In a statement released Monday, university president Mark Wrighton said, “Last week, the university learned of posters on campus depicting images that alarmed some members of our community, and we began to receive a number of concerns through official university channels reporting bias and racism against the Chinese community.”

The posters, designed by Chinese dissident artist Badiucao to bring attention to the Chinese government’s human rights violations, were accused of being racist by the university’s Chinese Student Scholars Association (CSSA), a Chinese student association known to have links with the Chinese government.

According to the Foundation for Individual Rights in Education (FIRE), the CSSA said the posters “insulted China” and constituted a “naked attack on the Chinese nation.” The group called for a public apology and that the people who set the posters up should face severe punishment.

Wrighton, reacting to the CSSA demands, removed the posters and set up an investigation into who set them up, saying he was “personally offended” by them. The decision to remove the posters was met with backlash over the weekend after Badiucao called attention to it on Twitter.

Speaking about the decision to rescind the ban on the posters, Wrighton said, “I have learned from our university scholars that the posters were designed by a Chinese-Australian artist, Badiucao, and they are a critique of China’s policies.” “Upon full understanding, I do not view these posters as racist. They are political statements. There is no university investigation underway, and the university will not take any action against the students who displayed the posters.”

Badiucao, the posters, and the Chinese

In 2018, Foreign Policy ran a piece that discussed CSSA activities in relation to Beijing, noting that on several occasions CSSA members were paid to show support for Chinese officials during state visits to Washington. When Xi Jinping visited Washington in 2015, for instance, CSSA members were paid $20 to show up and cheer for him.

The author of the FP piece also found that CSSA chapters usually receive guidance from local consulates or the Chinese Embassy in Washington, which have led to speculation that the attack on Badiucao’s work may have been done under the guidance of the Embassy.

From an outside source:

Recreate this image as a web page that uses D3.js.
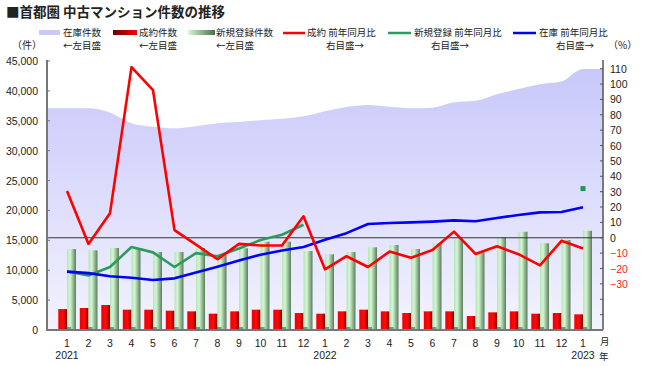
<!DOCTYPE html>
<html lang="ja">
<head>
<meta charset="utf-8">
<title>首都圏 中古マンション件数の推移</title>
<script src="https://d3js.org/d3.v7.min.js"></script>
<style>
    body { margin: 0; background: #fff; }
    svg text { font-family: "Noto Sans CJK JP", "Liberation Sans", sans-serif; fill: #222; }
    .num { font-family: "Liberation Sans", Arial, sans-serif; font-size: 10.5px; }
</style>
</head>
<body>
<div id="chart"></div>
<script>
    // month labels, Jan 2021 .. Jan 2023
    var months = ["1","2","3","4","5","6","7","8","9","10","11","12",
                  "1","2","3","4","5","6","7","8","9","10","11","12","1"];
    var years = [[0, "2021"], [12, "2022"], [24, "2023"]];

    // 在庫件数 (left axis)
    var stock = [37100, 37100, 36400, 34600, 34000, 33750, 34100, 34600, 34800, 35100, 35350, 35750,
                 36600, 37300, 37650, 37350, 37100, 37200, 38100, 38350, 39450, 40300, 41100, 41550, 43650];
    // 成約件数 (left axis)
    var deals = [3500, 3680, 4180, 3400, 3400, 3230, 3120, 2730, 3120, 3400, 3400, 2840,
                 2730, 3120, 3400, 3120, 2840, 3120, 3120, 2340, 2950, 3120, 2730, 2840, 2620];
    // 新規登録件数 (left axis)
    var listings = [13550, 13330, 13720, 13500, 13050, 13050, 13720, 12550, 13660, 14770, 14770, 13220,
                    12660, 13050, 13830, 14220, 13550, 14500, 15340, 13100, 15500, 16440, 14500, 15050, 16600];
    // 前年同月比 (right axis, %)
    var dealsYoY = [30.5, -4, 16, 111, 96, 5, -4.5, -14, -4, -5, -5, 14,
                    -20.5, -12, -19, -9, -13, -8, 4, -10.5, -5.5, -10.7, -18, -2, -7];
    var listingsYoY = [-22, -24.5, -19, -6, -9.5, -19, -10, -12, -7, -1.5, 2, 8.5,
                       null, null, null, null, null, null, null, null, null, null, null, null, 32];
    var stockYoY = [-22, -23, -25, -26, -27.5, -26.4, -22.6, -18.8, -14.8, -11, -8.3, -6,
                    -1.3, 3, 9, 9.6, 10, 10.5, 11.3, 10.7, 12.9, 14.8, 16.5, 16.8, 19.8];

    var leftTicks = d3.range(0, 45001, 5000);
    var rightTicks = d3.range(-60, 111, 10);

    var W = 650, H = 366;
    var plotL = 47, plotR = 603, plotT = 61, plotB = 330;

    var svg = d3.select("#chart").append("svg")
        .attr("width", W)
        .attr("height", H);

    var defs = svg.append("defs");

    var areaGrad = defs.append("linearGradient").attr("id", "areaGrad")
        .attr("x1", 0).attr("y1", 0).attr("x2", 0).attr("y2", 1);
    areaGrad.append("stop").attr("offset", "0%").attr("stop-color", "#c8c8fa");
    areaGrad.append("stop").attr("offset", "100%").attr("stop-color", "#f3f3ff");

    var redGrad = defs.append("linearGradient").attr("id", "redGrad")
        .attr("x1", 0).attr("y1", 0).attr("x2", 1).attr("y2", 0);
    redGrad.append("stop").attr("offset", "0%").attr("stop-color", "#ee0000");
    redGrad.append("stop").attr("offset", "55%").attr("stop-color", "#ff0a0a");
    redGrad.append("stop").attr("offset", "100%").attr("stop-color", "#8a0000");

    var greenGrad = defs.append("linearGradient").attr("id", "greenGrad")
        .attr("x1", 0).attr("y1", 0).attr("x2", 1).attr("y2", 0);
    greenGrad.append("stop").attr("offset", "0%").attr("stop-color", "#b4e6b4");
    greenGrad.append("stop").attr("offset", "35%").attr("stop-color", "#d4f6d4");
    greenGrad.append("stop").attr("offset", "100%").attr("stop-color", "#587e58");

    var legRed = defs.append("linearGradient").attr("id", "legRed")
        .attr("x1", 0).attr("y1", 0).attr("x2", 1).attr("y2", 0);
    legRed.append("stop").attr("offset", "0%").attr("stop-color", "#6a0000");
    legRed.append("stop").attr("offset", "100%").attr("stop-color", "#ff0000");

    var legGreen = defs.append("linearGradient").attr("id", "legGreen")
        .attr("x1", 0).attr("y1", 0).attr("x2", 1).attr("y2", 0);
    legGreen.append("stop").attr("offset", "0%").attr("stop-color", "#d8f8d8");
    legGreen.append("stop").attr("offset", "100%").attr("stop-color", "#4a6e4a");

    var x = d3.scalePoint()
        .domain(d3.range(months.length))
        .range([plotL, plotR])
        .padding(0.93);

    var y = d3.scaleLinear().domain([0, 45000]).range([plotB, plotT]);
    var y2 = d3.scaleLinear().domain([-60, 115]).range([plotB, plotT]);

    // title
    svg.append("text")
        .attr("x", 6).attr("y", 17)
        .style("font-size", "13.5px").style("font-weight", "bold")
        .text("■首都圏 中古マンション件数の推移");

    // inventory area (extends flat to both axes)
    var areaPts = [[plotL, stock[0]]]
        .concat(stock.map(function(d, i) { return [x(i), d]; }))
        .concat([[plotR, stock[stock.length - 1]]]);
    var area = d3.area()
        .x(function(d) { return d[0]; })
        .y0(plotB)
        .y1(function(d) { return y(d[1]); })
        .curve(d3.curveMonotoneX);
    svg.append("path")
        .datum(areaPts)
        .attr("d", area)
        .attr("fill", "url(#areaGrad)");

    // bars
    var bars = svg.append("g");
    bars.selectAll("rect.deal")
        .data(deals)
        .enter().append("rect")
        .attr("class", "deal")
        .attr("x", function(d, i) { return x(i) - 8.7; })
        .attr("width", 8.7)
        .attr("y", function(d) { return y(d); })
        .attr("height", function(d) { return plotB - y(d); })
        .attr("fill", "url(#redGrad)");
    bars.selectAll("rect.list")
        .data(listings)
        .enter().append("rect")
        .attr("class", "list")
        .attr("x", function(d, i) { return x(i); })
        .attr("width", 9)
        .attr("y", function(d) { return y(d); })
        .attr("height", function(d) { return plotB - y(d); })
        .attr("fill", "url(#greenGrad)");
    // dark base shadow
    bars.selectAll("rect.base")
        .data(listings)
        .enter().append("rect")
        .attr("class", "base")
        .attr("x", function(d, i) { return x(i) - 1; })
        .attr("width", 5)
        .attr("y", plotB - 3)
        .attr("height", 3)
        .attr("fill", "#3a4a3a")
        .attr("opacity", 0.55);

    // 0% line
    svg.append("line")
        .attr("x1", plotL).attr("x2", plotR)
        .attr("y1", y2(0)).attr("y2", y2(0))
        .attr("stroke", "#333").attr("stroke-width", 1.2);

    // YoY lines
    function drawLine(data, color) {
        var line = d3.line()
            .defined(function(d) { return d != null; })
            .x(function(d, i) { return x(i); })
            .y(function(d) { return y2(d); });
        svg.append("path")
            .datum(data)
            .attr("d", line)
            .attr("fill", "none")
            .attr("stroke", color)
            .attr("stroke-width", 2.6)
            .attr("stroke-linejoin", "round");
    }
    drawLine(listingsYoY.slice(0, 12), "#2e9a5e");
    drawLine(stockYoY, "#0000ff");
    drawLine(dealsYoY, "#ff0000");

    // lone listing YoY point
    var last = listingsYoY.length - 1;
    svg.append("rect")
        .attr("x", x(last) - 2.5).attr("y", y2(listingsYoY[last]) - 2.5)
        .attr("width", 5).attr("height", 5)
        .attr("fill", "#1a9a50");

    // left axis
    svg.append("line")
        .attr("x1", plotL).attr("x2", plotL).attr("y1", plotT - 1).attr("y2", plotB)
        .attr("stroke", "#777").attr("stroke-width", 2);
    svg.selectAll("line.lt")
        .data(leftTicks)
        .enter().append("line")
        .attr("class", "lt")
        .attr("x1", plotL).attr("x2", plotL + 3)
        .attr("y1", function(d) { return y(d); })
        .attr("y2", function(d) { return y(d); })
        .attr("stroke", "#777");
    svg.selectAll("text.lt")
        .data(leftTicks)
        .enter().append("text")
        .attr("class", "num lt")
        .attr("x", 38)
        .attr("y", function(d) { return y(d) + 4; })
        .attr("text-anchor", "end")
        .text(d3.format(","));

    // right axis
    svg.append("line")
        .attr("x1", plotR).attr("x2", plotR).attr("y1", plotT - 1).attr("y2", plotB)
        .attr("stroke", "#555").attr("stroke-width", 1.5);
    svg.selectAll("line.rt")
        .data(rightTicks)
        .enter().append("line")
        .attr("class", "rt")
        .attr("x1", plotR - 3).attr("x2", plotR)
        .attr("y1", function(d) { return y2(d); })
        .attr("y2", function(d) { return y2(d); })
        .attr("stroke", "#555");
    svg.selectAll("text.rt")
        .data(rightTicks.filter(function(d) { return d >= -30; }))
        .enter().append("text")
        .attr("class", "num rt")
        .attr("x", 610)
        .attr("y", function(d) { return y2(d) + 4; })
        .style("fill", function(d) { return d < 0 ? "#ff2020" : "#222"; })
        .text(function(d) { return d < 0 ? "\u2212" + (-d) : d; });

    // x axis
    svg.append("line")
        .attr("x1", plotL - 1).attr("x2", plotR).attr("y1", plotB).attr("y2", plotB)
        .attr("stroke", "#777").attr("stroke-width", 2);
    svg.selectAll("text.mon")
        .data(months)
        .enter().append("text")
        .attr("class", "num mon")
        .attr("x", function(d, i) { return x(i); })
        .attr("y", 347)
        .attr("text-anchor", "middle")
        .text(function(d) { return d; });
    svg.selectAll("text.yr")
        .data(years)
        .enter().append("text")
        .attr("class", "num yr")
        .attr("x", function(d) { return x(d[0]); })
        .attr("y", 359)
        .attr("text-anchor", "middle")
        .text(function(d) { return d[1]; });
    svg.append("text").attr("x", 600).attr("y", 345).style("font-size", "9.5px").text("月");
    svg.append("text").attr("x", 599).attr("y", 360).style("font-size", "9.5px").text("年");

    // unit labels
    svg.append("text").attr("x", 12).attr("y", 49).style("font-size", "10px").text("（件）");
    svg.append("text").attr("x", 608).attr("y", 49).style("font-size", "10px").text("（%）");

    // legend
    var lg = svg.append("g").style("font-size", "9.5px");
    lg.append("rect").attr("x", 39).attr("y", 30).attr("width", 21).attr("height", 5).attr("fill", "#c8c8fa");
    lg.append("rect").attr("x", 113).attr("y", 30).attr("width", 24).attr("height", 5).attr("fill", "url(#legRed)");
    lg.append("rect").attr("x", 188).attr("y", 30).attr("width", 27).attr("height", 5).attr("fill", "url(#legGreen)");
    lg.append("line").attr("x1", 283).attr("x2", 305).attr("y1", 33).attr("y2", 33).attr("stroke", "#ff0000").attr("stroke-width", 2.5);
    lg.append("line").attr("x1", 388).attr("x2", 411).attr("y1", 33).attr("y2", 33).attr("stroke", "#2e9a5e").attr("stroke-width", 2.5);
    lg.append("line").attr("x1", 513).attr("x2", 536).attr("y1", 33).attr("y2", 33).attr("stroke", "#0000ff").attr("stroke-width", 2.5);

    var legText = [
        [63, 36, "start", "在庫件数"], [63, 49, "start", "←左目盛"],
        [139, 36, "start", "成約件数"], [139, 49, "start", "←左目盛"],
        [216, 36, "start", "新規登録件数"], [216, 49, "start", "←左目盛"],
        [307, 36, "start", "成約 前年同月比"], [345, 49, "middle", "右目盛→"],
        [414, 36, "start", "新規登録 前年同月比"], [450, 49, "middle", "右目盛→"],
        [539, 36, "start", "在庫 前年同月比"], [575, 49, "middle", "右目盛→"]
    ];
    lg.selectAll("text")
        .data(legText)
        .enter().append("text")
        .attr("x", function(d) { return d[0]; })
        .attr("y", function(d) { return d[1]; })
        .attr("text-anchor", function(d) { return d[2]; })
        .text(function(d) { return d[3]; });
</script>
</body>
</html>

Badiucao, speaking to National Review on Monday, said he “felt really sorry for those kids who are doing their activism to spread the true story of the Chinese government’s crime on their campus in order to make people talk … about those very important issues during the Winter Olympic time.”

The posters have drawn criticism from the Chinese government in the past, with a complaint issued by the Chinese Embassy in Rome to the mayor of the Italian city of Brescia, saying the posters were “full of anti-Chinese lies,” and that they “distort the facts, spread false information, mislead the understanding of the Italian people and seriously injure the feelings of the Chinese people.”

“I have to speak up on [the human rights violations],” Badiucao said, “because people inside of China would have tremendous difficulty to talk about those issues without the threats and harassment they’re facing, but I’m outside of China in a relatively safe and free place.”

The Beijing Olympics have been subject to criticism on account of human rights violations inflicted on the Chinese people by the communist government, with some calling for boycotts of the Games, which end February 20.